Zulfiya Assilbekova is the deputy director of Globus Education, an education agency based in Almaty with three branch offices elsewhere in Kazakhstan. She adds that more and more, there is a growing middle class who really looks at the value of the education overseas, and the quality of the programmes offered. In her observation, the US, Canada, the UK, Australia, and New Zealand are among the most popular destinations outside the region, and Mrs Assilbekova notes that Globus also sends students to EU countries as well as Malaysia.
Other experts in the field, such as Professor Geoffrey David Wilmoth, director of the consulting firm Learning Cities International, feel Kazakhstan is poised to position itself as an international education hub in the region. In his 2011 paper Central Asia’s future role in international higher education, Mr Wilmoth says strong government investment in the sector, a raft of recent reforms, Kazakhstan’s strategic location, and the development of new international-standard HEIs, such as Nazarbayev University, all bode well for Kazakhstan’s ambitions to play an increased role in education in the region.
Expansion of scholarship programmes
One of the country’s signature developments in the education sphere in recent decades has been the ambitious Bolashak scholarship programme. Bolashak (or “Future”) has provided awards to over 10,000 students since its inception in 1991. The programme’s aim is to train specialists in critical subject areas (primarily science, technology, and engineering fields) in order to help the country build international relations and to address Kazakhstan’s pressing needs for training and education.
The Bolashak programme has witnessed a number of evolutions over the years, including the introduction of awards for undergraduate degrees in 2005, and a subsequent phasing out of these undergraduate awards in 2011 in order to focus on graduate programmes and professional training. Funding for professional non-degree training was recently introduced as well. Currently, scholarships are awarded for graduate programmes for study at one of top 200 universities around the world. In return, Bolashak alumni pledge to return to Kazakhstan for at least five years of continuous employment following their studies.
In 2005, the Centre for International Programmes (CIP) took over administration of the Bolashak awards. CIP works in partnership with the Ministry of Education and Science and the Republican Commission. The Commission’s role is to decide priority majors, finalise programme regulations, and make final award decisions. Recently, quotas for applicants from rural areas of the country have been introduced, with special outreach to students in rural and remote parts of the country.
Mrs Assilbekova estimates that about 30% of students abroad are on scholarships, and about 70% are self funded. She emphasises the key role that parents play – “Parents are the decision makers,” she notes – and recommends that educators visit Kazakhstan in person for school appearances and to connect directly with students, parents, and agents.
Short-term mobility also on the rise
Another key plank in Kazakhstan’s internationalisation strategy has been the deepening of academic mobility schemes, primarily within Europe.
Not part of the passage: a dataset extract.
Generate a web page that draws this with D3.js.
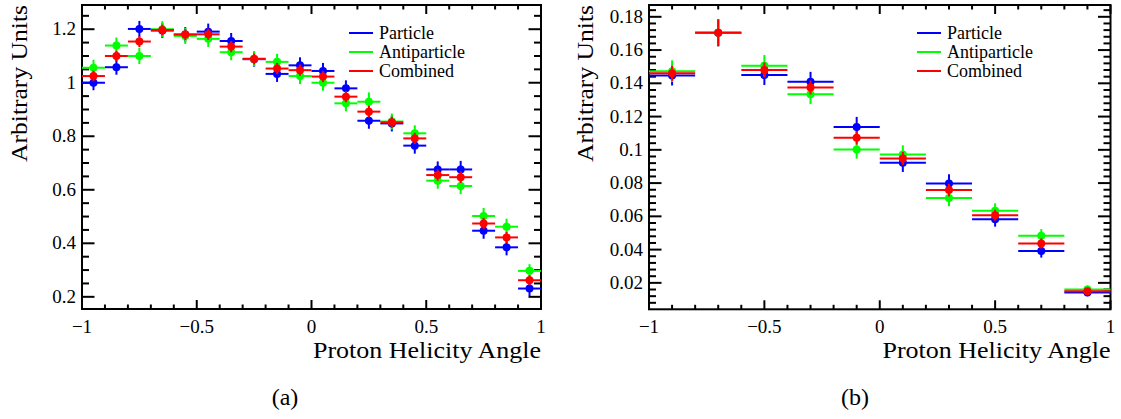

Kazakhstan became a signatory to the Bologna Process in 2010 and has since ramped up efforts to encourage outbound mobility within the tertiary sector.
One core strategy has been the introduction of the Academic Mobility Scholarship programme in 2011. The programme aims to support 300 students in state or national universities to complete part of their masters degrees abroad at an institutional partner university. So far, most have chosen to study in the former Soviet Union, but a broadening of the programme, and transfer of responsibility to the CIP in 2015, aims to direct students further afield.
By 2020, the government hopes that at least 20% of learners will spend at least one academic study period abroad.
Focus on quality, governance reform
In order to improve quality within the tertiary sector, Kazakhstan’s parliament last year announced plans to further reduce the number of universities. The five-year plan would see the number of universities cut from about 150 to close to 100 through mergers, downgrading, and closures. The number of HEIs in the country has been an ongoing concern, with earlier rounds of cuts in 2008 and 2012 reducing the figures from a high of nearly 300 institutions. The current plan calls for Kazakhstan to have 40 state, 45 private, and 13 military universities. A National Public Reform Council has been struck by the government to oversee this streamlining process.
According to Rahman Alshanov, president of the Association of Universities of Kazakhstan, and a member of the National Public Reform Council, consolidating tertiary institutions will help improve competition and specialisation.
“The first factor is competition, and ‘dumping’ [of university graduates] on the educational market,” he said. “The second factor is personnel. Employers want skilled specialists, which is why we have so many universities.”
In another series of reforms, Kazakh universities will be granted more policy-setting freedom by 2016. These changes will allow universities to respond to market demand by implementing programmes and courses of their own choosing. Institutions will also be permitted to select vice-presidents and provosts.
Rapid changes create new opportunities
The rapid pace of change in Kazakhstan’s tertiary sector and the country’s focus on international cooperation has provided new opportunities for cross-border cooperation. In one recent example, education market development company “TVET UK”, working with Ravensbourne, an industry-focused university sector college, was selected to deliver the design element of the Kazakhstan government’s high profile “World Class College” initiative. The initiative will provide high quality specialist technical training and education through two new state-of-the-art colleges in Almaty and Astana. Launching in October 2015, the colleges will offer curricula and qualifications based on UK models.
With Kazakhstan’s focus on growing capacity at home, attracting larger numbers of international students, and sending more of its own students abroad, examples of this type of collaboration should only increase in the years ahead.
In the meantime, Kazakhstan provides an interesting case study as a country transitioning from centralised, Soviet rule to a relatively open, market-based economy where tertiary education plays a strategic role in increasing national development and enhancing the nation’s profile abroad.